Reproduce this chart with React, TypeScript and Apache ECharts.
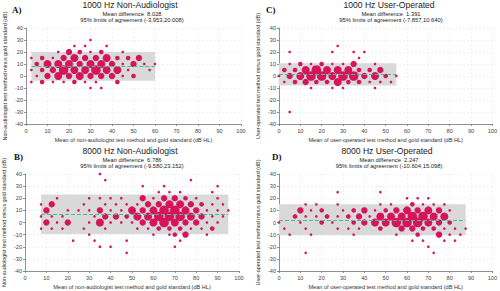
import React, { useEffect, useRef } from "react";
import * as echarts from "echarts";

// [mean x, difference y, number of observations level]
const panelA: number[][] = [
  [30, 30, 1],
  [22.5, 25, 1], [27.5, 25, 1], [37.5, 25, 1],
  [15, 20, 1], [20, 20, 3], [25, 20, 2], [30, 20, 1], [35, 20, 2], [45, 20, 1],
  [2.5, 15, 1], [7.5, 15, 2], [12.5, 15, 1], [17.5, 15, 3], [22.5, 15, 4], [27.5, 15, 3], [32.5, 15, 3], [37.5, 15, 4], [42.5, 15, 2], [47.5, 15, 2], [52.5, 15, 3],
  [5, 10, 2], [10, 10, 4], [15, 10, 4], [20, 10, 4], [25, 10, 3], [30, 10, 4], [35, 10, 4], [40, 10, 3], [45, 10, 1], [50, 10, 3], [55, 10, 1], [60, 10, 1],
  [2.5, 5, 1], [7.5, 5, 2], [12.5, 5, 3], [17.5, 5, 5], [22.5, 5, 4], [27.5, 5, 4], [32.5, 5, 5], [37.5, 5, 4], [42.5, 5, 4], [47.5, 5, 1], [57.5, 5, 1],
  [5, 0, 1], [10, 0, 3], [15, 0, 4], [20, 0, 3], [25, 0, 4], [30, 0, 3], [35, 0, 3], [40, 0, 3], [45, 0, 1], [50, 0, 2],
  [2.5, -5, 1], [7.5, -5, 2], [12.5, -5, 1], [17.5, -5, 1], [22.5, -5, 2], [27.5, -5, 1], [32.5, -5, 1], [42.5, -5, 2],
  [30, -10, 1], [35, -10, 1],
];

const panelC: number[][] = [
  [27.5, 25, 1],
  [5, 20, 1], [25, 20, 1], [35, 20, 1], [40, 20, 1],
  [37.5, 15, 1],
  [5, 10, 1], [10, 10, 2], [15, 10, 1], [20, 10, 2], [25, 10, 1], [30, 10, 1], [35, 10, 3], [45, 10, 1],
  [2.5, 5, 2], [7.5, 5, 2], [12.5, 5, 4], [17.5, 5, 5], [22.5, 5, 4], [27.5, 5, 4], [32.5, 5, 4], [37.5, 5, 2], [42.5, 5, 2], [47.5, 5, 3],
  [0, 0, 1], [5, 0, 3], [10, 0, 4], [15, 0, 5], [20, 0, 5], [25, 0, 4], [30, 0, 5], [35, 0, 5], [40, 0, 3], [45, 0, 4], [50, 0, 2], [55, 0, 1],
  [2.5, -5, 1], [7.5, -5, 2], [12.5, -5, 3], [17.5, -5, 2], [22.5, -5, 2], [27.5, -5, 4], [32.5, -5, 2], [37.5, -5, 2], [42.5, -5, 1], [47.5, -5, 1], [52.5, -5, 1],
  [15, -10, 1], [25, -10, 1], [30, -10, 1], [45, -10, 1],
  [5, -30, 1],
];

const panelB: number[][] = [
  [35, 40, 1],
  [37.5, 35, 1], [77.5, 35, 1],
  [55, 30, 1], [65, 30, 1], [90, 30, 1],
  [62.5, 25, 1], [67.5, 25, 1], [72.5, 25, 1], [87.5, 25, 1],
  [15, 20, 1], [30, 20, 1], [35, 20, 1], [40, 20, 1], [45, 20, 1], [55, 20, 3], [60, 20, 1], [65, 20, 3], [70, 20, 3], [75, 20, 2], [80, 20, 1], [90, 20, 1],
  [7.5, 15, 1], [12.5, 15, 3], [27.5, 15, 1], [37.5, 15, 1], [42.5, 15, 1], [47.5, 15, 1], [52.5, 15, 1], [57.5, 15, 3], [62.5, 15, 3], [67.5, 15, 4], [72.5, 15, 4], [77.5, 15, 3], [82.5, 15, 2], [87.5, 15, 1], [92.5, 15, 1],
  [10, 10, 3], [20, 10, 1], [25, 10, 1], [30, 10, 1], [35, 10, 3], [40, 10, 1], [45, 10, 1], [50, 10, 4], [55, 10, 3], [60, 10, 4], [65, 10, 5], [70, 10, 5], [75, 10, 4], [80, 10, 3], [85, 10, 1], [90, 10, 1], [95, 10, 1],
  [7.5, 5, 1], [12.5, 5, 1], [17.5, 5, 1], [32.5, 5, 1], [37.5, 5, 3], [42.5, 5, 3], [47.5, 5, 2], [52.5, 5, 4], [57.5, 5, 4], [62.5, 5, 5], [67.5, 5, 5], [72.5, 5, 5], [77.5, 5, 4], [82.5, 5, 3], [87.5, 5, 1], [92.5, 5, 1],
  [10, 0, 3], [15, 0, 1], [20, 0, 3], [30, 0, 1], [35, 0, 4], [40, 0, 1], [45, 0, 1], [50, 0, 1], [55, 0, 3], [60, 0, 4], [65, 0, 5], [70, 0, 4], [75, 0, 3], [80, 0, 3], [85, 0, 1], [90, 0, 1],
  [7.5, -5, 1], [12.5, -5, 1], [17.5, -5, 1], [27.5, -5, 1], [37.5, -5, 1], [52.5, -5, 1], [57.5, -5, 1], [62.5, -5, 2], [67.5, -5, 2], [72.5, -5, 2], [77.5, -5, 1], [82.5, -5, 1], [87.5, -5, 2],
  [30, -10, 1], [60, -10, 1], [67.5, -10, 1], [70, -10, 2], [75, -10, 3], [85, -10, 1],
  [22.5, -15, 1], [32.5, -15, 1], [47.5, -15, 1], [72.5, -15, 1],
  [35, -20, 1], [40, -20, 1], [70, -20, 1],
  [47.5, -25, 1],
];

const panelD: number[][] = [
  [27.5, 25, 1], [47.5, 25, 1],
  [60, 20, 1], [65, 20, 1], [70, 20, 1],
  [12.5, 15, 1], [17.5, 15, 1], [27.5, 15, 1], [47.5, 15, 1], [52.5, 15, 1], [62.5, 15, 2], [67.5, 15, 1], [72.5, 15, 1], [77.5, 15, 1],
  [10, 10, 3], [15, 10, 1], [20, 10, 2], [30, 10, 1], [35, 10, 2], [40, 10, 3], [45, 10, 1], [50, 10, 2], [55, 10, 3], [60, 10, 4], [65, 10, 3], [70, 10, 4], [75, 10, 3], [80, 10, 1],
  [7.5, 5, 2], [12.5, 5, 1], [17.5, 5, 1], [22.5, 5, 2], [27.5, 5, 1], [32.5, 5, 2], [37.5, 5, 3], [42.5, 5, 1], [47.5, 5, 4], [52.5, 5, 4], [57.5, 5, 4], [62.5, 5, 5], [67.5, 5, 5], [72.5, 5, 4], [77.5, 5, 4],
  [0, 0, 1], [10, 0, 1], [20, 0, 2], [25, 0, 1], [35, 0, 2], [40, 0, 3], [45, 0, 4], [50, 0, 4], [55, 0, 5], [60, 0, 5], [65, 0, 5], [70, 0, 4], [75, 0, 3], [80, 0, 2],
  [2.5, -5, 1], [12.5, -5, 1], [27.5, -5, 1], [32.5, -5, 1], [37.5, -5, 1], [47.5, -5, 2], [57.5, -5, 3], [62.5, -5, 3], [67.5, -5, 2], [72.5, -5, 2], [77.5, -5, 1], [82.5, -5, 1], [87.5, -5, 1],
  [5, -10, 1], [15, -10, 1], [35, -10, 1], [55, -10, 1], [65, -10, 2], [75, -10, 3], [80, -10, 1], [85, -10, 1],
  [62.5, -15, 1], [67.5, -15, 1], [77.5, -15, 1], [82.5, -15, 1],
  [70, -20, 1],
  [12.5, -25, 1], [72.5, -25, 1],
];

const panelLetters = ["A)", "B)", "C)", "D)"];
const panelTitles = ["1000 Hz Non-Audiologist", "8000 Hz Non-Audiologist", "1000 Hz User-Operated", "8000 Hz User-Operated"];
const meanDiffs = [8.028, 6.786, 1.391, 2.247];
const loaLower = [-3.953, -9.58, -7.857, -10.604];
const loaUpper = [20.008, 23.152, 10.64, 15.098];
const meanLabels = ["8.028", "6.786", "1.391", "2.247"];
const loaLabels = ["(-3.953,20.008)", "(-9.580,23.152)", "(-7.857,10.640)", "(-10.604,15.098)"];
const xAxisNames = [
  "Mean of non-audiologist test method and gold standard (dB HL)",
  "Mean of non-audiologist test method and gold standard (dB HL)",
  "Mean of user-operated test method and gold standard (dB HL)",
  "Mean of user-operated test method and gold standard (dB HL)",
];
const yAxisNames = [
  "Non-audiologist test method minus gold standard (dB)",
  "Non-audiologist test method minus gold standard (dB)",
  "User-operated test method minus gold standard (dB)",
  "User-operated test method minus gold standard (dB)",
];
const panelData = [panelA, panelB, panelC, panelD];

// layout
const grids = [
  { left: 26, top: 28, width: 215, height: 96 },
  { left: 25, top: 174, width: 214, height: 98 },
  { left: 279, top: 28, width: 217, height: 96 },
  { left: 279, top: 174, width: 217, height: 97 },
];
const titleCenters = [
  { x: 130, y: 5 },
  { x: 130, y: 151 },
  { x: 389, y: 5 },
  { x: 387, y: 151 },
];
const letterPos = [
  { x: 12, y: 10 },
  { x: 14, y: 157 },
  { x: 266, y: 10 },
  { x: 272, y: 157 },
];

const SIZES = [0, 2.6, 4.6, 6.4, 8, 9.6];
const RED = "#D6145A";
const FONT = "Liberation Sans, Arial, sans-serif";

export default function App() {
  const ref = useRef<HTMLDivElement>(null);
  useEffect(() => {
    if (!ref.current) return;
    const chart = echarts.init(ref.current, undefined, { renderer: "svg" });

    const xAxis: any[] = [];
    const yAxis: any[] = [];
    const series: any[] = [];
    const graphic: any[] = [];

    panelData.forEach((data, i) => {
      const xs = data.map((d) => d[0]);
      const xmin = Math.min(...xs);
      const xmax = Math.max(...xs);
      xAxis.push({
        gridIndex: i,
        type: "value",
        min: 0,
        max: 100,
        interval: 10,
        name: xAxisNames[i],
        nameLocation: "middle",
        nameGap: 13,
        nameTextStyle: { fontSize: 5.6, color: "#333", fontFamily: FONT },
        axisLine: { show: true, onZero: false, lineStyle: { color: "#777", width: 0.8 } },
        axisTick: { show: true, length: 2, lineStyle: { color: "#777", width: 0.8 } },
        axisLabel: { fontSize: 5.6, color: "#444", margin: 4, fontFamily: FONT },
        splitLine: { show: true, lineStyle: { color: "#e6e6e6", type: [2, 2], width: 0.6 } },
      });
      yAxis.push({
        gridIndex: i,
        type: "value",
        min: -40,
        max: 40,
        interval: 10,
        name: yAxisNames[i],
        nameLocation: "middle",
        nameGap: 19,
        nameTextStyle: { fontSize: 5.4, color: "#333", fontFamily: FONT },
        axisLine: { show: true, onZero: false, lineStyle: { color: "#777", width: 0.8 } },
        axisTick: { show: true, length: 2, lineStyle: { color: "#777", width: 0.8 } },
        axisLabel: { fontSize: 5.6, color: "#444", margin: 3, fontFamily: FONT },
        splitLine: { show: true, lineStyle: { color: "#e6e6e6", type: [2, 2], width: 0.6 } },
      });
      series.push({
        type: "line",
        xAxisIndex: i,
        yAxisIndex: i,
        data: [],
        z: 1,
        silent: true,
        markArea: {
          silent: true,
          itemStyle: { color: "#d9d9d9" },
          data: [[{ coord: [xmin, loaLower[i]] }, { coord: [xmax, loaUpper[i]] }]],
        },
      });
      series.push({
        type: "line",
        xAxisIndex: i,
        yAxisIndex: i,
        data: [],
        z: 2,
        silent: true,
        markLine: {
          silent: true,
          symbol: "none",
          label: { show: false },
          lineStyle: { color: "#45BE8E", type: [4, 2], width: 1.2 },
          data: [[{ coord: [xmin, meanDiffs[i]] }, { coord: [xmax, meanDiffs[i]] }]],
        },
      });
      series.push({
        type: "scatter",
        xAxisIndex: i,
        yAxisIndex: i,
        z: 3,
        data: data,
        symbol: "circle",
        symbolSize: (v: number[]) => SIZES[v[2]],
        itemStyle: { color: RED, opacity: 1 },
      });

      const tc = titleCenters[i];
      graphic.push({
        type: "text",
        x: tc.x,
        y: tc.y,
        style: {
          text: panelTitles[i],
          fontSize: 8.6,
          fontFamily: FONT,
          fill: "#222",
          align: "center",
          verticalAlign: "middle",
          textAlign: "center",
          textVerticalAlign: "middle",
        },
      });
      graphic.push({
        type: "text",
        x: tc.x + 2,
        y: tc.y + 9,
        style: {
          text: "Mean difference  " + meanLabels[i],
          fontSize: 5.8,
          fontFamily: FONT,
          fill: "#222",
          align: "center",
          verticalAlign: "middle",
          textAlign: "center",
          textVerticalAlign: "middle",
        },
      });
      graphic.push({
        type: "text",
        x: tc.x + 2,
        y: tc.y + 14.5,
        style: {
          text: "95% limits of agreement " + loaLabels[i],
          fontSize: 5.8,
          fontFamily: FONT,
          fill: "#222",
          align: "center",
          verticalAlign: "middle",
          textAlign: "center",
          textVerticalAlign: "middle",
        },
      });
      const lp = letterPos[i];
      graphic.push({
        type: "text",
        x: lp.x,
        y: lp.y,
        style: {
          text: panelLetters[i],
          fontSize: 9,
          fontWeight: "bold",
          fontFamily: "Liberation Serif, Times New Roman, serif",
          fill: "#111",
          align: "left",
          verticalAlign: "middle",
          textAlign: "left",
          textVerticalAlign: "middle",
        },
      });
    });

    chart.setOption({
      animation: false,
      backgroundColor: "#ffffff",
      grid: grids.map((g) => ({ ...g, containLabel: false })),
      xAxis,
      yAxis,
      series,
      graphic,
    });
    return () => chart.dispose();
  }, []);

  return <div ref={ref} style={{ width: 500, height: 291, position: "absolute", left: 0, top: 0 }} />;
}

▬▬▬

REQUIRED TASK: Take the lines from the start of the material to the line with "import * as", both included, and transcribe them exactly without the pictures.

RESPONSE TO THE EXERCISE:
Reproduce this chart with React, TypeScript and Apache ECharts.
import React, { useEffect, useRef } from "react";
import * as echarts from "echarts";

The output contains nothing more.